--- start of Task material ---

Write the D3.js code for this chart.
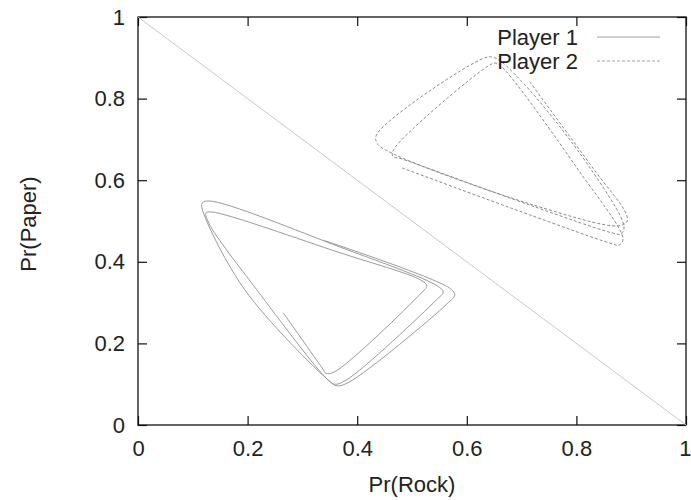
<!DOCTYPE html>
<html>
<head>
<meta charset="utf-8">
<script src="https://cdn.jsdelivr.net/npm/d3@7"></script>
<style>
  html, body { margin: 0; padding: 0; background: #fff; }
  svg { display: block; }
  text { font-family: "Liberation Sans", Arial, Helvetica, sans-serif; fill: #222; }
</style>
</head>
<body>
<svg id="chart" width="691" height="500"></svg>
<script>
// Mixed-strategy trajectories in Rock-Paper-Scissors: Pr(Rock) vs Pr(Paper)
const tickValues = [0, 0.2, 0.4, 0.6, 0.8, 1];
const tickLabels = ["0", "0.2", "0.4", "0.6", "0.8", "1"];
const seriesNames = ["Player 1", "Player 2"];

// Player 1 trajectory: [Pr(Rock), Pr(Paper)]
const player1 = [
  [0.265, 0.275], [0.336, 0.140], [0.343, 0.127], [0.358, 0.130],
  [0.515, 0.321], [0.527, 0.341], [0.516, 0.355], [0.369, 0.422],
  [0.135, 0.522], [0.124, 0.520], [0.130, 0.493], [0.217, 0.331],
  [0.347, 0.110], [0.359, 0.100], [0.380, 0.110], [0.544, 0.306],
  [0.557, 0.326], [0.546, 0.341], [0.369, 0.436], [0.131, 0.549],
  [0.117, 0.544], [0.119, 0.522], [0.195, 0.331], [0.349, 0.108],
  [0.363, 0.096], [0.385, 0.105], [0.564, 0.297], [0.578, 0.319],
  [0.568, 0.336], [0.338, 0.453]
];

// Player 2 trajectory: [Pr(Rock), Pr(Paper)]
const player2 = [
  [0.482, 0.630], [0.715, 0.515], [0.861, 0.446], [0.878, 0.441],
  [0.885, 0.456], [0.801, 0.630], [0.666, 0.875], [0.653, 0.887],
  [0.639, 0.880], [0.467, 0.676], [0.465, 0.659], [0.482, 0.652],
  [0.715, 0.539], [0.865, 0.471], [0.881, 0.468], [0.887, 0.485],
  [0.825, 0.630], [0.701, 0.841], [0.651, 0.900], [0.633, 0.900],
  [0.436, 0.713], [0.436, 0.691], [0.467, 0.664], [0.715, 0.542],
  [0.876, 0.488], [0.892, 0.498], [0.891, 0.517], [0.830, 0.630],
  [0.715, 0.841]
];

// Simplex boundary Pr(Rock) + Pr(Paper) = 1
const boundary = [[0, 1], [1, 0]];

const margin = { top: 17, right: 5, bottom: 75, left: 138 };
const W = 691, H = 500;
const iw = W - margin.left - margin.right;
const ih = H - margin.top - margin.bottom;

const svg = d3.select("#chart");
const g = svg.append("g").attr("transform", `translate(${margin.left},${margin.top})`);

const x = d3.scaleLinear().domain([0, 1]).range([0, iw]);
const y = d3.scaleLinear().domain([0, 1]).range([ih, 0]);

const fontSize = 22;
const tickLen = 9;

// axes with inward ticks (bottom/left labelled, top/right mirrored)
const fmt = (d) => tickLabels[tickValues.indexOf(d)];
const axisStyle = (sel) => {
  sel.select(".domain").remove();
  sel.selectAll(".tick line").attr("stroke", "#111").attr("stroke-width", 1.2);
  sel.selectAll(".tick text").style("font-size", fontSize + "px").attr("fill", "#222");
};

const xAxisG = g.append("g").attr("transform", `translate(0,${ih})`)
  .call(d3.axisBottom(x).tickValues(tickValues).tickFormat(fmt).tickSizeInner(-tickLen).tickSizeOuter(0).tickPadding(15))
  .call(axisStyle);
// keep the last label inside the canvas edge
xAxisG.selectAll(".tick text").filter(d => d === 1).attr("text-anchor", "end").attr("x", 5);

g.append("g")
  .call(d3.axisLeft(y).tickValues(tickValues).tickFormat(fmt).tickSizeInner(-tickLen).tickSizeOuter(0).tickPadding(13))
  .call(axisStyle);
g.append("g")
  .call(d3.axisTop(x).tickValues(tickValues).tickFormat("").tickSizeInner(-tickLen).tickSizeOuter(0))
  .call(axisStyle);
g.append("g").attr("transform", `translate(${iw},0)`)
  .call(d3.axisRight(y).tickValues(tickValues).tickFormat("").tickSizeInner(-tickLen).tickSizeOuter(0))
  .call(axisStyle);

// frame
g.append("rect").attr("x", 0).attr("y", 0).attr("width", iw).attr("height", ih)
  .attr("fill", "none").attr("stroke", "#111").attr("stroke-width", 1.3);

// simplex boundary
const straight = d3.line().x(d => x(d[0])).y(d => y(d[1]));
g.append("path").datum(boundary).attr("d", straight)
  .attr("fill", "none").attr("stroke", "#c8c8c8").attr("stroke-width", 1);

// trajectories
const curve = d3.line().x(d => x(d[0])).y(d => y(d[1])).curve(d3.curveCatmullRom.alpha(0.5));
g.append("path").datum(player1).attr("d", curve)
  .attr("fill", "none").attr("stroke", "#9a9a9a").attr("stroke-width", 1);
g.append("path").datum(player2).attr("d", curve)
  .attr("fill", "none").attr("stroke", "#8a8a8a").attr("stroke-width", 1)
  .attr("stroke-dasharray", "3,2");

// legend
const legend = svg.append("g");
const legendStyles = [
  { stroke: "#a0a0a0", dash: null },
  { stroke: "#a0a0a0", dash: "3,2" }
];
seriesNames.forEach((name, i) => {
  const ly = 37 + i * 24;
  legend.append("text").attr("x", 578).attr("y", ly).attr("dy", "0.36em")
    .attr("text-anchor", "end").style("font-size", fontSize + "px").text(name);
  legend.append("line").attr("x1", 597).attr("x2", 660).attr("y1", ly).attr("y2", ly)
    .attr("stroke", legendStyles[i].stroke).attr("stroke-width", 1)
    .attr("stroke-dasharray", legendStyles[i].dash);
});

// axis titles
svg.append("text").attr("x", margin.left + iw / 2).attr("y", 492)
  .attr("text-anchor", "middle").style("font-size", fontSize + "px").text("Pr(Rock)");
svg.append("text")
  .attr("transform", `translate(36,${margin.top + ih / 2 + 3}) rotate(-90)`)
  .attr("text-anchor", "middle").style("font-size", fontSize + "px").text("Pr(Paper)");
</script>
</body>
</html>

--- end of Task material ---
--- start of Task material ---

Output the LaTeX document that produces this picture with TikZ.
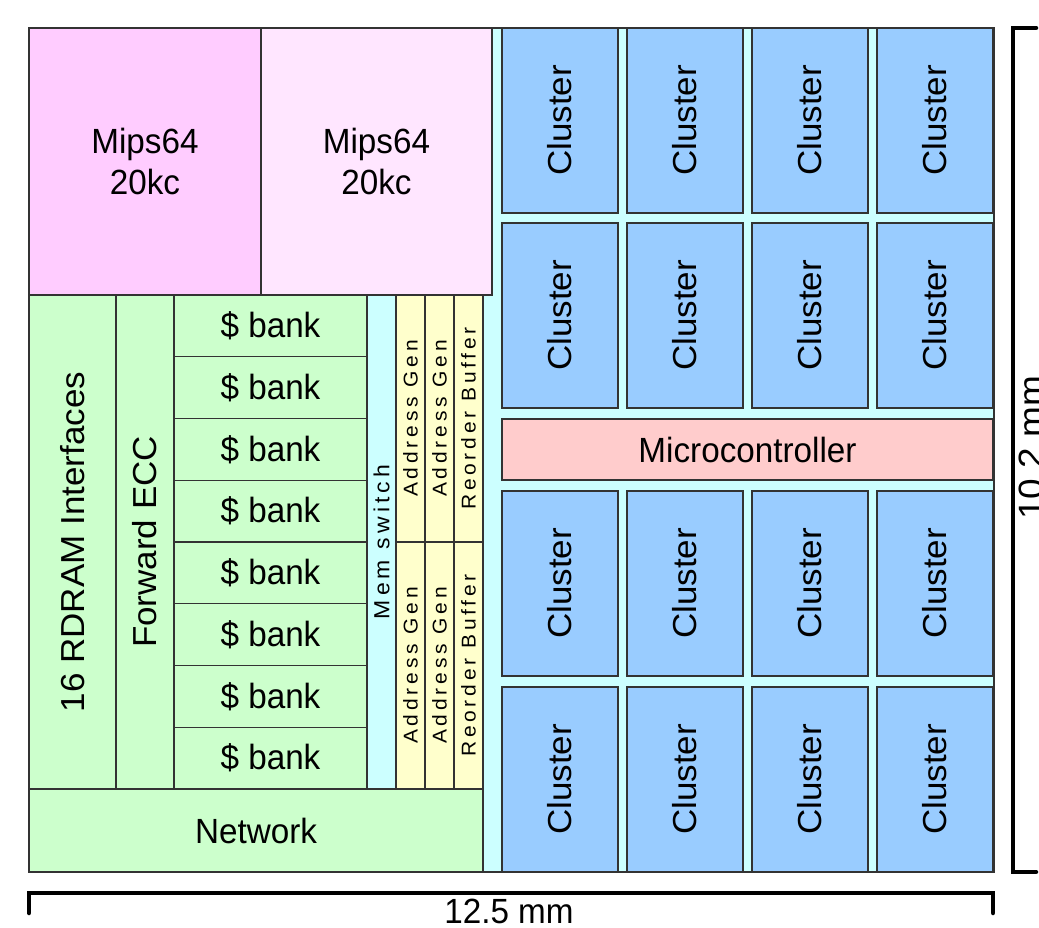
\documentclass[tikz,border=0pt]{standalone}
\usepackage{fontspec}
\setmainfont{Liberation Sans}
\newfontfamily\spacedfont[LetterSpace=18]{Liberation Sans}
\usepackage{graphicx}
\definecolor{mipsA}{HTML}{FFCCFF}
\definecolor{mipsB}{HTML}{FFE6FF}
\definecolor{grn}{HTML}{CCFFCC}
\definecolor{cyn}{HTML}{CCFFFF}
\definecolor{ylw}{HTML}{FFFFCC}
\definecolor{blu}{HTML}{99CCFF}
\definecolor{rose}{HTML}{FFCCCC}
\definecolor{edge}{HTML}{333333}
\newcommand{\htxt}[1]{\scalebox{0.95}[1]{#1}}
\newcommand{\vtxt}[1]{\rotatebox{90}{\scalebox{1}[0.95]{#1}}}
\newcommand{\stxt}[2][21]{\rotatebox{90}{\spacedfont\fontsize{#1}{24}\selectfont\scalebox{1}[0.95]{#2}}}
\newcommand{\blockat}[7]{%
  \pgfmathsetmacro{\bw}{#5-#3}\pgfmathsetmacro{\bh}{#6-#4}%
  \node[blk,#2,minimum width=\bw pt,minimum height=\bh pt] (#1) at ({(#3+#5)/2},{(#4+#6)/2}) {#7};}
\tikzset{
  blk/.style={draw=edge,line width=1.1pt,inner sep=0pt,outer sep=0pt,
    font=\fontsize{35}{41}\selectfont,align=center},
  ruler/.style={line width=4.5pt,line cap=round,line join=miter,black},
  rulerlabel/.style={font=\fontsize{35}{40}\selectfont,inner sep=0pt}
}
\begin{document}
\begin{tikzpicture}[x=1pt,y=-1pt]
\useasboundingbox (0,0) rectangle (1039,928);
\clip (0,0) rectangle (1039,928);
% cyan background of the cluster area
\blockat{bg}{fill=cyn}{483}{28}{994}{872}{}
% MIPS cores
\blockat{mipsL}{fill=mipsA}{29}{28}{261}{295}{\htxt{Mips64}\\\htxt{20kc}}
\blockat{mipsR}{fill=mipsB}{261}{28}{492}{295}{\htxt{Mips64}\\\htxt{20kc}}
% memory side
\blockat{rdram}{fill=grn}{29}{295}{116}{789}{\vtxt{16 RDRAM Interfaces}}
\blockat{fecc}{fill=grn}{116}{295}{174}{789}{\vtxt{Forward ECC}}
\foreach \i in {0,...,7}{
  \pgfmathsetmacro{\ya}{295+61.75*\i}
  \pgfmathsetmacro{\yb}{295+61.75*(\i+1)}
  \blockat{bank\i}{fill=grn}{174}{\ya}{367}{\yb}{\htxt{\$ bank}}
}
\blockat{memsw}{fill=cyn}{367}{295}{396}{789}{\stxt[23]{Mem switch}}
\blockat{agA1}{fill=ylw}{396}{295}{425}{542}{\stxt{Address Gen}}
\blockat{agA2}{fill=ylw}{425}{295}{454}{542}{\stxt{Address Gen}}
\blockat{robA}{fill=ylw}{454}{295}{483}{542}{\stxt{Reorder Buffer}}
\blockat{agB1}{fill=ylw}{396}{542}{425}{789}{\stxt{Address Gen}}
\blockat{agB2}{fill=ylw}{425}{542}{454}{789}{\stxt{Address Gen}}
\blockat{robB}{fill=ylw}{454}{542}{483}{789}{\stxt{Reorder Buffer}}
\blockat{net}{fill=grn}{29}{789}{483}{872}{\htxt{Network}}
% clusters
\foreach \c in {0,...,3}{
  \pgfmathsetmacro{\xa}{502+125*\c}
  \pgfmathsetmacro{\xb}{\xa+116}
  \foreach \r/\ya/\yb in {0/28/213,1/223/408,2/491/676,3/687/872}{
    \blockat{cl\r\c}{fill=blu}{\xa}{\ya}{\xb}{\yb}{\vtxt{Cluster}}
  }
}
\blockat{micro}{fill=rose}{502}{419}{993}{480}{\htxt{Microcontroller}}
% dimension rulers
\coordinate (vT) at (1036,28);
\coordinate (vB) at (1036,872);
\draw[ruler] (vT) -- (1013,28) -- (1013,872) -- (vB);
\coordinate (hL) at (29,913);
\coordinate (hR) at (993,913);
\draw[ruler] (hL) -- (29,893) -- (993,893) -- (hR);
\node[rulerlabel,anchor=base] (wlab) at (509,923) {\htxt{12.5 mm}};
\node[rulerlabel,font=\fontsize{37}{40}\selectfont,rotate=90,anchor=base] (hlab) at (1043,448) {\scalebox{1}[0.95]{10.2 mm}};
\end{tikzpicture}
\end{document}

--- end of Task material ---

**Directions for this task**. Which lines include the word "with"? List them all.

**Task result**.
// axes with inward ticks (bottom/left labelled, top/right mirrored)
Output the LaTeX document that produces this picture with TikZ.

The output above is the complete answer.